** begin **

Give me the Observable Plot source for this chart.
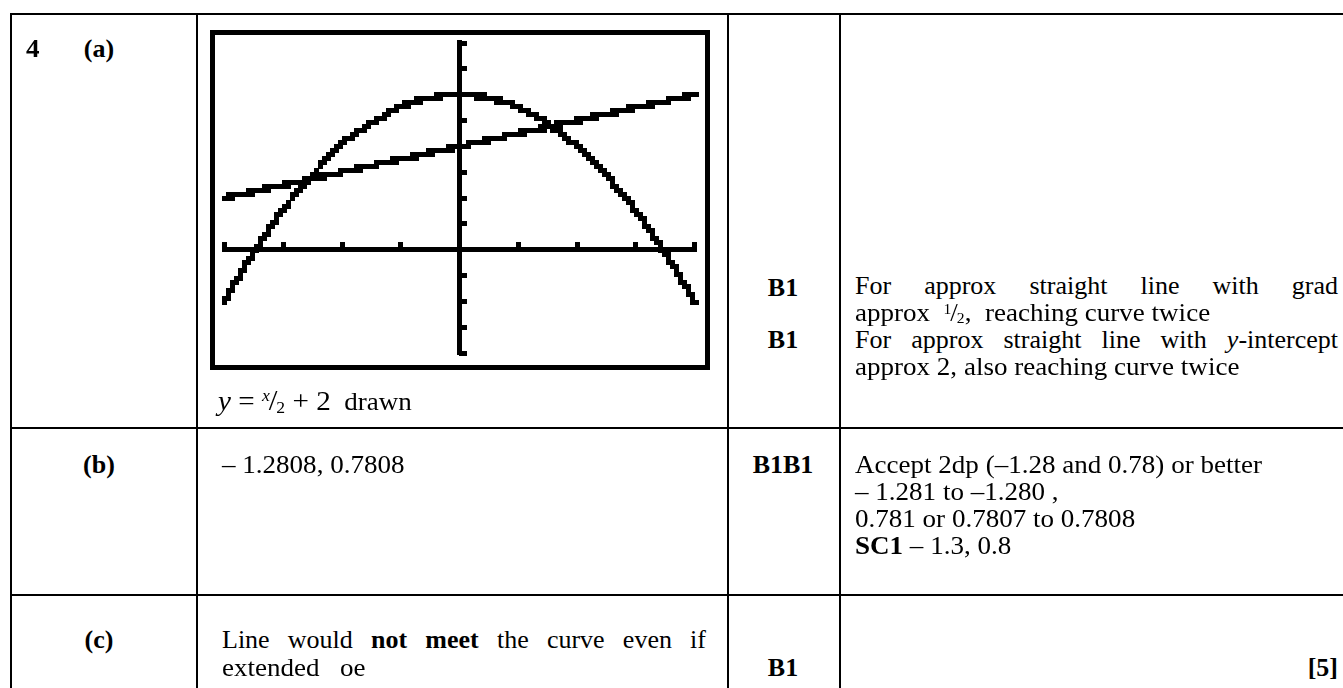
<!DOCTYPE html>
<html><head><meta charset="utf-8">
<script src="https://cdn.jsdelivr.net/npm/d3@7"></script>
<script src="https://cdn.jsdelivr.net/npm/@observablehq/plot@0.6"></script>
<style>
html,body{margin:0;padding:0;background:#fff;}
body{width:1343px;height:688px;overflow:hidden;position:relative;font-family:"Liberation Serif","Times New Roman",serif;font-size:26px;color:#000;}
.h{position:absolute;height:2px;background:#000;}
.v{position:absolute;width:2px;background:#000;}
.t{position:absolute;white-space:pre;line-height:26px;height:26px;transform-origin:0 0;transform:scaleX(1.04);}
.j{position:absolute;white-space:normal;line-height:26px;height:26px;text-align:justify;text-align-last:justify;}
.c{transform-origin:50% 0;transform:translateX(-50%);}
.r{transform-origin:100% 0;transform:translateX(-100%);}
b{font-weight:bold;}
.sup{font-size:15px;position:relative;top:-7px;}
.sub{font-size:15px;position:relative;top:2px;}
.sl{font-size:26px;margin:0 -1px;}
.eq{font-size:28px;}
.eq .sup{font-size:17px;top:-9px;}
.eq .sub{font-size:17px;top:3px;}
.eq .sl{font-size:30px;}
#calc{position:absolute;left:210px;top:30px;width:490px;height:330px;border:5px solid #000;}
#calc svg{display:block;}
</style></head><body>
<!-- table rules -->
<div class="h" style="left:10px;top:13px;width:1333px"></div>
<div class="h" style="left:10px;top:427px;width:1333px"></div>
<div class="h" style="left:10px;top:594px;width:1333px"></div>
<div class="v" style="left:10px;top:13px;height:675px"></div>
<div class="v" style="left:196px;top:13px;height:675px"></div>
<div class="v" style="left:727px;top:13px;height:675px"></div>
<div class="v" style="left:839px;top:13px;height:675px"></div>

<div id="calc"></div>
<div id="texts"></div>

<script>
const xDomain = [-2, 2];
const yDomain = [-2, 4];
const axisAt = [0];
const curveX = [-2, -1.75, -1.5, -1.25, -1, -0.75, -0.5, -0.25, 0, 0.25, 0.5, 0.75, 1, 1.25, 1.5, 1.75, 2];
const curveY = [-1.0, -0.05, 0.78, 1.44, 2.05, 2.44, 2.76, 2.94, 3.0, 2.94, 2.76, 2.44, 2.0, 1.44, 0.76, -0.06, -1.0];
const lineX = [-2, -1, 0, 1, 2];
const lineY = [1.0, 1.5, 2.0, 2.5, 3.0];
const xTicks = [-2, -1.5, -1, -0.5, 0.5, 1, 1.5, 2];
const yTicks = [-2, -1.5, -1, -0.5, 0.5, 1, 1.5, 2, 2.5, 3, 3.5, 4];

const curveData = curveX.map((x, i) => ({x, y: curveY[i]}));
const lineData = lineX.map((x, i) => ({x, y: lineY[i]}));

const chart = Plot.plot({
  width: 490, height: 330,
  marginLeft: 9, marginRight: 11, marginTop: 7.5, marginBottom: 12.5,
  x: {domain: xDomain, axis: null},
  y: {domain: yDomain, axis: null},
  style: {background: "transparent", overflow: "visible"},
  marks: [
    Plot.ruleY(axisAt, {x1: xDomain[0], x2: xDomain[1], stroke: "#000", strokeWidth: 5, strokeLinecap: "square", shapeRendering: "crispEdges"}),
    Plot.ruleX(axisAt, {y1: yDomain[0], y2: yDomain[1], stroke: "#000", strokeWidth: 5, strokeLinecap: "square", shapeRendering: "crispEdges"}),
    Plot.ruleX(xTicks, {y1: 0, y2: 0.145, stroke: "#000", strokeWidth: 5, shapeRendering: "crispEdges"}),
    Plot.ruleY(yTicks, {x1: 0, x2: 0.064, stroke: "#000", strokeWidth: 5, shapeRendering: "crispEdges"}),
    Plot.line(curveData, {x: "x", y: "y", curve: "natural", stroke: "#000", strokeWidth: 5.5, strokeLinecap: "square"}),
    Plot.line(lineData, {x: "x", y: "y", stroke: "#000", strokeWidth: 5.5, strokeLinecap: "square"})
  ]
});

// calculator-style pixelation of the plotted graphs
const ns = "http://www.w3.org/2000/svg";
const defs = document.createElementNS(ns, "defs");
defs.innerHTML = `<filter id="pix" filterUnits="userSpaceOnUse" x="0" y="0" width="490" height="330" color-interpolation-filters="sRGB">
  <feFlood x="4" y="2" width="1" height="1" flood-color="#000" flood-opacity="1"/>
  <feComposite width="5" height="5"/>
  <feTile result="grid"/>
  <feComposite in="SourceGraphic" in2="grid" operator="in"/>
  <feComponentTransfer><feFuncA type="discrete" tableValues="0 1"/></feComponentTransfer>
  <feMorphology operator="dilate" radius="2"/>
</filter>`;
chart.insertBefore(defs, chart.firstChild);
chart.querySelectorAll('g[aria-label="line"]').forEach(g => g.setAttribute("filter", "url(#pix)"));
document.getElementById("calc").appendChild(chart);

// ---- table text ----
const T = document.getElementById("texts");
function put(html, x, base, cls) {
  const d = document.createElement("div");
  d.className = "t" + (cls ? " " + cls : "");
  d.style.left = x + "px";
  d.style.top = (base - 20) + "px";
  d.innerHTML = html;
  T.appendChild(d);
  return d;
}
function just(html, x, base, w) {
  const d = document.createElement("div");
  d.className = "j";
  d.style.left = x + "px";
  d.style.top = (base - 20) + "px";
  d.style.width = w + "px";
  d.innerHTML = html;
  T.appendChild(d);
}
const frac = (a, b, ital) => `<span class="sup">${ital ? "<i>" + a + "</i>" : a}</span><span class="sl">/</span><span class="sub">${b}</span>`;

put("<b>4</b>", 26, 56);
put("<b>(a)</b>", 99, 56, "c");
put("<b>(b)</b>", 99, 472, "c");
put("<b>(c)</b>", 99, 647, "c");

put(`<span class="eq"><i>y</i> = ${frac("x", "2", true)} + 2</span>  drawn`, 218, 407);
put("– 1.2808, 0.7808", 222, 472);
just("Line would <b>not meet</b> the curve even if", 222, 647, 484);
put("extended   oe", 222, 675);

put("<b>B1</b>", 783, 295, "c");
put("<b>B1</b>", 783, 347, "c");
put("<b>B1B1</b>", 783, 472, "c");
put("<b>B1</b>", 783, 675, "c");

just("For approx straight line with grad", 855, 293, 483);
put(`approx  ${frac("1", "2")},  reaching curve twice`, 855, 320);
just("For approx straight line with <i>y</i>-intercept", 855, 347, 483);
put("approx 2, also reaching curve twice", 855, 374);
put("Accept 2dp (–1.28 and 0.78) or better", 855, 472);
put("– 1.281 to –1.280 ,", 855, 499);
put("0.781 or 0.7807 to 0.7808", 855, 526);
put("<b>SC1</b> – 1.3, 0.8", 855, 553);
put("<b>[5]</b>", 1338, 675, "r");
</script>
</body></html>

** end **

• **Brief**
Would you set down the listing exactly, omitting pictures?

• **Answer for the task**
Give me the Observable Plot source for this chart.
<!DOCTYPE html>
<html><head><meta charset="utf-8">
<script src="https://cdn.jsdelivr.net/npm/d3@7"></script>
<script src="https://cdn.jsdelivr.net/npm/@observablehq/plot@0.6"></script>
<style>
html,body{margin:0;padding:0;background:#fff;}
body{width:1343px;height:688px;overflow:hidden;position:relative;font-family:"Liberation Serif","Times New Roman",serif;font-size:26px;color:#000;}
.h{position:absolute;height:2px;background:#000;}
.v{position:absolute;width:2px;background:#000;}
.t{position:absolute;white-space:pre;line-height:26px;height:26px;transform-origin:0 0;transform:scaleX(1.04);}
.j{position:absolute;white-space:normal;line-height:26px;height:26px;text-align:justify;text-align-last:justify;}
.c{transform-origin:50% 0;transform:translateX(-50%);}
.r{transform-origin:100% 0;transform:translateX(-100%);}
b{font-weight:bold;}
.sup{font-size:15px;position:relative;top:-7px;}
.sub{font-size:15px;position:relative;top:2px;}
.sl{font-size:26px;margin:0 -1px;}
.eq{font-size:28px;}
.eq .sup{font-size:17px;top:-9px;}
.eq .sub{font-size:17px;top:3px;}
.eq .sl{font-size:30px;}
#calc{position:absolute;left:210px;top:30px;width:490px;height:330px;border:5px solid #000;}
#calc svg{display:block;}
</style></head><body>
<!-- table rules -->
<div class="h" style="left:10px;top:13px;width:1333px"></div>
<div class="h" style="left:10px;top:427px;width:1333px"></div>
<div class="h" style="left:10px;top:594px;width:1333px"></div>
<div class="v" style="left:10px;top:13px;height:675px"></div>
<div class="v" style="left:196px;top:13px;height:675px"></div>
<div class="v" style="left:727px;top:13px;height:675px"></div>
<div class="v" style="left:839px;top:13px;height:675px"></div>

<div id="calc"></div>
<div id="texts"></div>

<script>
const xDomain = [-2, 2];
const yDomain = [-2, 4];
const axisAt = [0];
const curveX = [-2, -1.75, -1.5, -1.25, -1, -0.75, -0.5, -0.25, 0, 0.25, 0.5, 0.75, 1, 1.25, 1.5, 1.75, 2];
const curveY = [-1.0, -0.05, 0.78, 1.44, 2.05, 2.44, 2.76, 2.94, 3.0, 2.94, 2.76, 2.44, 2.0, 1.44, 0.76, -0.06, -1.0];
const lineX = [-2, -1, 0, 1, 2];
const lineY = [1.0, 1.5, 2.0, 2.5, 3.0];
const xTicks = [-2, -1.5, -1, -0.5, 0.5, 1, 1.5, 2];
const yTicks = [-2, -1.5, -1, -0.5, 0.5, 1, 1.5, 2, 2.5, 3, 3.5, 4];

const curveData = curveX.map((x, i) => ({x, y: curveY[i]}));
const lineData = lineX.map((x, i) => ({x, y: lineY[i]}));

const chart = Plot.plot({
  width: 490, height: 330,
  marginLeft: 9, marginRight: 11, marginTop: 7.5, marginBottom: 12.5,
  x: {domain: xDomain, axis: null},
  y: {domain: yDomain, axis: null},
  style: {background: "transparent", overflow: "visible"},
  marks: [
    Plot.ruleY(axisAt, {x1: xDomain[0], x2: xDomain[1], stroke: "#000", strokeWidth: 5, strokeLinecap: "square", shapeRendering: "crispEdges"}),
    Plot.ruleX(axisAt, {y1: yDomain[0], y2: yDomain[1], stroke: "#000", strokeWidth: 5, strokeLinecap: "square", shapeRendering: "crispEdges"}),
    Plot.ruleX(xTicks, {y1: 0, y2: 0.145, stroke: "#000", strokeWidth: 5, shapeRendering: "crispEdges"}),
    Plot.ruleY(yTicks, {x1: 0, x2: 0.064, stroke: "#000", strokeWidth: 5, shapeRendering: "crispEdges"}),
    Plot.line(curveData, {x: "x", y: "y", curve: "natural", stroke: "#000", strokeWidth: 5.5, strokeLinecap: "square"}),
    Plot.line(lineData, {x: "x", y: "y", stroke: "#000", strokeWidth: 5.5, strokeLinecap: "square"})
  ]
});

// calculator-style pixelation of the plotted graphs
const ns = "http://www.w3.org/2000/svg";
const defs = document.createElementNS(ns, "defs");
defs.innerHTML = `<filter id="pix" filterUnits="userSpaceOnUse" x="0" y="0" width="490" height="330" color-interpolation-filters="sRGB">
  <feFlood x="4" y="2" width="1" height="1" flood-color="#000" flood-opacity="1"/>
  <feComposite width="5" height="5"/>
  <feTile result="grid"/>
  <feComposite in="SourceGraphic" in2="grid" operator="in"/>
  <feComponentTransfer><feFuncA type="discrete" tableValues="0 1"/></feComponentTransfer>
  <feMorphology operator="dilate" radius="2"/>
</filter>`;
chart.insertBefore(defs, chart.firstChild);
chart.querySelectorAll('g[aria-label="line"]').forEach(g => g.setAttribute("filter", "url(#pix)"));
document.getElementById("calc").appendChild(chart);

// ---- table text ----
const T = document.getElementById("texts");
function put(html, x, base, cls) {
  const d = document.createElement("div");
  d.className = "t" + (cls ? " " + cls : "");
  d.style.left = x + "px";
  d.style.top = (base - 20) + "px";
  d.innerHTML = html;
  T.appendChild(d);
  return d;
}
function just(html, x, base, w) {
  const d = document.createElement("div");
  d.className = "j";
  d.style.left = x + "px";
  d.style.top = (base - 20) + "px";
  d.style.width = w + "px";
  d.innerHTML = html;
  T.appendChild(d);
}
const frac = (a, b, ital) => `<span class="sup">${ital ? "<i>" + a + "</i>" : a}</span><span class="sl">/</span><span class="sub">${b}</span>`;

put("<b>4</b>", 26, 56);
put("<b>(a)</b>", 99, 56, "c");
put("<b>(b)</b>", 99, 472, "c");
put("<b>(c)</b>", 99, 647, "c");

put(`<span class="eq"><i>y</i> = ${frac("x", "2", true)} + 2</span>  drawn`, 218, 407);
put("– 1.2808, 0.7808", 222, 472);
just("Line would <b>not meet</b> the curve even if", 222, 647, 484);
put("extended   oe", 222, 675);

put("<b>B1</b>", 783, 295, "c");
put("<b>B1</b>", 783, 347, "c");
put("<b>B1B1</b>", 783, 472, "c");
put("<b>B1</b>", 783, 675, "c");

just("For approx straight line with grad", 855, 293, 483);
put(`approx  ${frac("1", "2")},  reaching curve twice`, 855, 320);
just("For approx straight line with <i>y</i>-intercept", 855, 347, 483);
put("approx 2, also reaching curve twice", 855, 374);
put("Accept 2dp (–1.28 and 0.78) or better", 855, 472);
put("– 1.281 to –1.280 ,", 855, 499);
put("0.781 or 0.7807 to 0.7808", 855, 526);
put("<b>SC1</b> – 1.3, 0.8", 855, 553);
put("<b>[5]</b>", 1338, 675, "r");
</script>
</body></html>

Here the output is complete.